City gives more time for repairs to house
By Kenneth Fine
Published in News on January 26, 2006 1:53 PM
City officials said Willie Worrells is doing the best he can to bring his dilapidated home up to code -- new wood, fixtures and windows show progress.
Monday, at their final meeting of the month, Goldsboro City Council members rewarded his efforts, holding off the condemnation of 506 S. Slocumb St. for six months.
At their Dec. 19 meeting, councilmen viewed photographs and heard from inspectors concerning the home, one of among more than 70 currently on the county's target list. Problems with the house included water damage, rotten wood siding and holes around the exterior.
Goldsboro's Chief Building Inspector Ed Cianfarra said currently, about 20 houses are slated for condemnation. By the end of the month, dozens more will be added to that total, he said.
City Council members have vowed to clean up dilapidated properties in the city and to issue demolition orders if the improvements are not made.
Worrells came forward to plead his case in December. He said he was living in the house and doing as much as he could with his limited funds to bring it up to code.
"If you give me a few more months, I can get it done," he said at the December meeting.

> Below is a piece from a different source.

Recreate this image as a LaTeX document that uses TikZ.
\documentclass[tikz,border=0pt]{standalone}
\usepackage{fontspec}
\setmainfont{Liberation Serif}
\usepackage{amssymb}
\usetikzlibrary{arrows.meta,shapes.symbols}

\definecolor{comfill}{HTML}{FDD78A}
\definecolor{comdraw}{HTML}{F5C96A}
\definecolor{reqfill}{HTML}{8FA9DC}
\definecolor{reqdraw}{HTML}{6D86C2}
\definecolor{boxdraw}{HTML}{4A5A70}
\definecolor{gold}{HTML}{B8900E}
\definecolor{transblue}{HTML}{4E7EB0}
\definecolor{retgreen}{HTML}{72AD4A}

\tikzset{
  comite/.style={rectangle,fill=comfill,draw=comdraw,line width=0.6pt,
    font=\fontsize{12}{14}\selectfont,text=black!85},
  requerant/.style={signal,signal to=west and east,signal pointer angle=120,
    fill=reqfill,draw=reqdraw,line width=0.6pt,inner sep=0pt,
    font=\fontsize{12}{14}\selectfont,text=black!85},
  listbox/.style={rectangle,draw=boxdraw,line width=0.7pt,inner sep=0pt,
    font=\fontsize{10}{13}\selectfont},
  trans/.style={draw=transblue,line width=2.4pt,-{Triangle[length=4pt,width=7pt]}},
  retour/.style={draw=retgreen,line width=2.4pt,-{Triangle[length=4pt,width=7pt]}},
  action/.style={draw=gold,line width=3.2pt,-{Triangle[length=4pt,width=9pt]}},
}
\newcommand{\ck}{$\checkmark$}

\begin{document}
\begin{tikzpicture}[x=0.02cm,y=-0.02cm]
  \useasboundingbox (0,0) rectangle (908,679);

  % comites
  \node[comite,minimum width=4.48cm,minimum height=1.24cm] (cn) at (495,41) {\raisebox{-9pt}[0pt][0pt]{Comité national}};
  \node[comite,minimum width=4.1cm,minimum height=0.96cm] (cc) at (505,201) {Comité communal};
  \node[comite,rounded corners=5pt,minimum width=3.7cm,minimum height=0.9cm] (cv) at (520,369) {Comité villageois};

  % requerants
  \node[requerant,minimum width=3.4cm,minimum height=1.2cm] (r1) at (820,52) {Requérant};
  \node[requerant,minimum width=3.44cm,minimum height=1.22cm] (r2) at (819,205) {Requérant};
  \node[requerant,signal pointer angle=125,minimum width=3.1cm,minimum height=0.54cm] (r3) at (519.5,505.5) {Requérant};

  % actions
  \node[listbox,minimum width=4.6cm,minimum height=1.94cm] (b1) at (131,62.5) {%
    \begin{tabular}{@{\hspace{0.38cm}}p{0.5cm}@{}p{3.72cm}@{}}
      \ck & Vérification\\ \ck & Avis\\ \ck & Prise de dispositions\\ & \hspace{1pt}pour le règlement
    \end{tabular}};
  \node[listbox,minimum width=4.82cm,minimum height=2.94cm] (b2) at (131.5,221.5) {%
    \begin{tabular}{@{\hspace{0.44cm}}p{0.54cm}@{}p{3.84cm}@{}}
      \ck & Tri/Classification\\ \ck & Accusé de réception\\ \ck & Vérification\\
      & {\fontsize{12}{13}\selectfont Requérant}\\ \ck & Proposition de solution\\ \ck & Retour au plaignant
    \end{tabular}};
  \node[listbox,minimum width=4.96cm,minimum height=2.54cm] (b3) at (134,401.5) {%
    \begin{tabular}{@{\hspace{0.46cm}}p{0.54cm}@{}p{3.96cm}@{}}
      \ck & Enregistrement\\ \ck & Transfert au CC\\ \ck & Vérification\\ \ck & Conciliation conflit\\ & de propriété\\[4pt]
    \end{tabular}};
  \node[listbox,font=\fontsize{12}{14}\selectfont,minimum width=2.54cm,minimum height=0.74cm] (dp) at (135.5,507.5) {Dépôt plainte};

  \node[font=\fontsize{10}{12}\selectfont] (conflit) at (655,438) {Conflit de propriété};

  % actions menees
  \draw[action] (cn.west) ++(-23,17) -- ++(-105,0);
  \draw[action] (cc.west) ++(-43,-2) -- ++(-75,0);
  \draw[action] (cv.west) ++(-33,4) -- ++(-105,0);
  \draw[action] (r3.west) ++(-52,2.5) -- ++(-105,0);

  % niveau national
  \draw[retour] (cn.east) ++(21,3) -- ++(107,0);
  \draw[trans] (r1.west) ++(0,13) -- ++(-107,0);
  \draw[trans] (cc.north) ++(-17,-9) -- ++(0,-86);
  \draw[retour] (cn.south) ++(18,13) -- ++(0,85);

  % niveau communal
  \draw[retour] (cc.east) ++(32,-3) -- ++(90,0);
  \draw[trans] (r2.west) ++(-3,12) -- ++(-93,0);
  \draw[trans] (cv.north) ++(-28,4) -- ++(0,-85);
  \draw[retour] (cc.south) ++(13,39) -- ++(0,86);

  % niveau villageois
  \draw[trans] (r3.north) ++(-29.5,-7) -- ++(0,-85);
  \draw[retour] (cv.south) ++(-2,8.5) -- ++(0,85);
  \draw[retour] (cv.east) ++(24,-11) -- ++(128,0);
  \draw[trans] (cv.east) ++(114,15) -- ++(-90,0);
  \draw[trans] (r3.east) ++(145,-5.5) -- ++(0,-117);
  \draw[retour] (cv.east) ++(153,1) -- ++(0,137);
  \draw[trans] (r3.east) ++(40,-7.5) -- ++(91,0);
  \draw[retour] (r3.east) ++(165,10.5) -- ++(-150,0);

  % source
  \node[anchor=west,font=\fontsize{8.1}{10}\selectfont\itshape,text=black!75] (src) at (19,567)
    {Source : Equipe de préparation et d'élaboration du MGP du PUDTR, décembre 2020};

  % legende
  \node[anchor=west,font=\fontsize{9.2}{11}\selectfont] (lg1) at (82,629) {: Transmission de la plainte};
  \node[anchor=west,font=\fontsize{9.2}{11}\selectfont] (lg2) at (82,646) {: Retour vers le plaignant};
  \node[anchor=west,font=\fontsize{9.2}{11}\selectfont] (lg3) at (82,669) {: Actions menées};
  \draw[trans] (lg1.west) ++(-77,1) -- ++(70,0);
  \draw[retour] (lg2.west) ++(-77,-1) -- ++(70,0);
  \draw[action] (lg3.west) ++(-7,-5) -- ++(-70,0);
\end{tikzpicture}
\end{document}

After hearing from the property owner, the council decided to defer action until Monday's meeting. Officials also informed Worrells that the Downtown Goldsboro Development Corporation (DGDC) has funds available for rehabilitation projects if the owner meets a particular set of criteria.
However, Monday, council members learned Worrells did not qualify for assistance from the DGDC.

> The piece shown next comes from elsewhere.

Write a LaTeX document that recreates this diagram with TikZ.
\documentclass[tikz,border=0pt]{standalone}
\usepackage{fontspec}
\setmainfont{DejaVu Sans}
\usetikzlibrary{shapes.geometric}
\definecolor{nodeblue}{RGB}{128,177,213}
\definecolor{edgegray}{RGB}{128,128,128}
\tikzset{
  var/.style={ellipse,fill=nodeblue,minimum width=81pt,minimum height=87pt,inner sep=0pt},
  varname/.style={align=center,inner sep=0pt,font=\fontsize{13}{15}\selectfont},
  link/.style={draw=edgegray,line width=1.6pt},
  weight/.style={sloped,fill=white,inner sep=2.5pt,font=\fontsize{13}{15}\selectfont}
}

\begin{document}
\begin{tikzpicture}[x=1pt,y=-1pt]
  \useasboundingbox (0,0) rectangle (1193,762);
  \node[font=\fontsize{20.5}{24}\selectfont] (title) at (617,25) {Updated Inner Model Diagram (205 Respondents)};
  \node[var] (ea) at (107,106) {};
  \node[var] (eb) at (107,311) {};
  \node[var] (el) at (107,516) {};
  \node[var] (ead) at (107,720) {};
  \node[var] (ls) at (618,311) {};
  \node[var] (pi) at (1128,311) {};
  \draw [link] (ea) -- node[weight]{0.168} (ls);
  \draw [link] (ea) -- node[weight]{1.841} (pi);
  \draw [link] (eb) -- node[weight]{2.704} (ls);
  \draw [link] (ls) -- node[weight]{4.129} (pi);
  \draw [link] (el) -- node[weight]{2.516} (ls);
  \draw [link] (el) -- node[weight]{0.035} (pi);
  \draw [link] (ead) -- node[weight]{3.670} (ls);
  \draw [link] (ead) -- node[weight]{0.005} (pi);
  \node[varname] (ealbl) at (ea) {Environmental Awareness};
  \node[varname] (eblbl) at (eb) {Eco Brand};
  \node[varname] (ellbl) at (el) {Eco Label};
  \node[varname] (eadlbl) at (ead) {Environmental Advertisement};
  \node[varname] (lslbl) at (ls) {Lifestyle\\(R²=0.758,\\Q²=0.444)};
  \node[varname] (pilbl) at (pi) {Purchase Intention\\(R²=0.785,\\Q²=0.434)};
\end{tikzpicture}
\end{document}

Councilman Chuck Allen said it was clear Worrells has made an effort to bring the house up to minimum housing standards, even if he didn't have the resources to do the job as quickly as officials would like.
And so, based on that effort, he recommended that an extension be given on the condition that city inspectors look in on progress made at the house each month.
"The gentleman has done a lot of work on this," Allen said. "There's a lot of new wood, a lot of new fixtures, windows and things. He's made a real attempt, and it's not an eyesore from the street. I think we should give him more time."
The other councilmen agreed, granting Worrells six months to fix the problems. Generally, councilmen said they will grant extensions to property owners who show concern and request more time.